The Taxman Cometh - Crypto-taxes are coming home to roost
Times are changing. Upon the birth of my daughter six months ago, one of her grandmother's thought, 'I don't want to just buy her some jewellery that sits in a cupboard for decades until her 21st birthday. I want to buy her some cryptocurrency!' Even as parents, we thought, let's buy her some crypto, just for the heck of it, and not touch it until she's old enough to do what she wants with her earnings (or the lack thereof, potentially).
Whether you are a believer in crypto being a currency or an asset, it is unshakable today as a potential medium for investment, purchases and a whole lot of speculation. But an aspect that is more often than not underplayed, are the tax ramifications that have largely passed unaddressed, and will be addressed in formal tax laws in 2018 budgets.
The US's Internal Revenue Service (IRS) addressed the taxation of virtual currency transactions with the issuance of Notice 2014-21. It states that virtual currency is treated as property for federal tax purposes. This means that depending on your particular circumstances, cryptocurrencies such as Bitcoin, Ether, Ripple, and the 1,000s of other alt-coins, can be classified as business property, investment property, or personal property. Gains or losses are recognized every time that Bitcoin is used to purchase goods or services, for example.
This brings a very complex new aspect into the investment and also the use cases of cryptocurrencies.
The Basis & Characterisation of crypto gains vs losses for taxation
Without diving too deep into the details of how taxation will ultimately be configured for varying countries and jurisdiction, there is one basic principle that will apply universally. The Basis is generally defined as the price you purchased your crypto at, and the gain naturally is the appreciation in value either as an investment or as part of the ultimate spend of the crypto. So for instance, if you bought a Bitcoin for $10,000 and then used the same Bitcoin to buy a car for $15,000, your realised gain is $5,000.
You may consider that straightforward enough, but it gets tricky. Using the property structure, technically every use of a cryptocurrency for purchase of goods of services becomes a uniquely taxable event, as you would need to calculate the basis and gain for every specific token you have purchased. That means a Bitcoin bought in Dec 2017, is treated differently from one bought in Jan 2018.

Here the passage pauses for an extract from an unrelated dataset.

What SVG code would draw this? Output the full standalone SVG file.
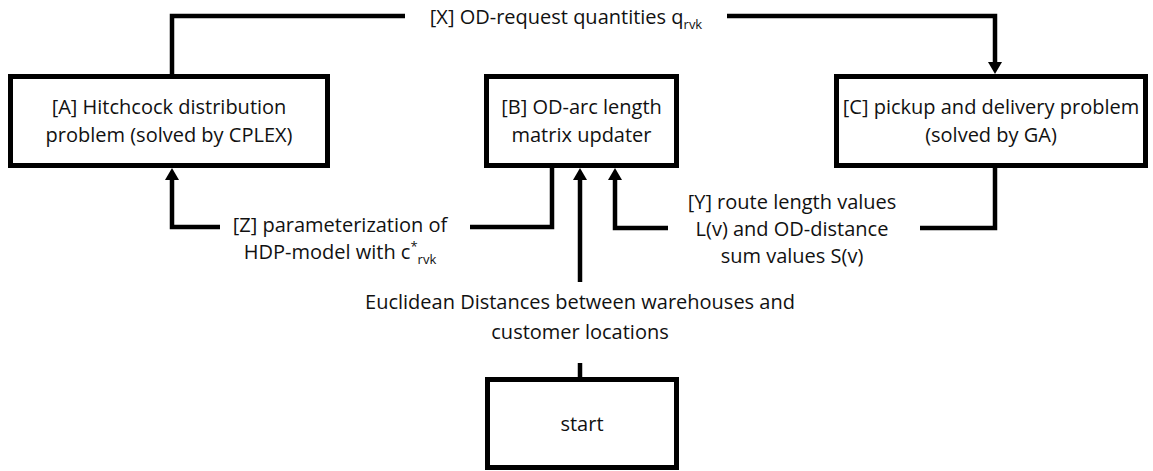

Further complicating life, your Bitcoin purchased for investment or as part of a business, is treated completely differently if you were using Bitcoin as an individual for purchasing goods and services. A loss in value, say Bitcoin going from $20,000 - $8,000 between two purchases, would be considered a loss that could be tax deductible as an investment or for a business, but have zero tax deductibility as an individual. This is a rather gloomy outlook when you consider the number of people who just bought crypto to get into the game, had a mountain to climb in trying to figure out how to open a wallet, an exchange account, trade, store, and ultimately cash out or spend it. The lines get very blurry as to what was an investment and what was personal. If you are a Bitcoin miner, and pain in Bitcoin, this counts as a business, so any loss of $ value would be tax deductible.
When considering multiple touch points of crypto-asset purchases, sales, and spends, which Bitcoin token are you spending in which moment? Individual tokens have unique taxable metrics to consider. So would you be taxed on a FIFO (First in, First out), or LIFO (Last in, First out) basis? Would you even have the choice in picking which one based on the version that was most beneficial to you? As is the case with all taxation, short term and long term capital gains and losses are also compounded into an individuals taxable income calculation. The sheer complexity of tax law in general, means that accountants are going to be very busy making sense of this mashup going forward.
If you still wonder why regulators have taken so long to regulate cryptocurrencies, you need to look no further than the enigma of taxation.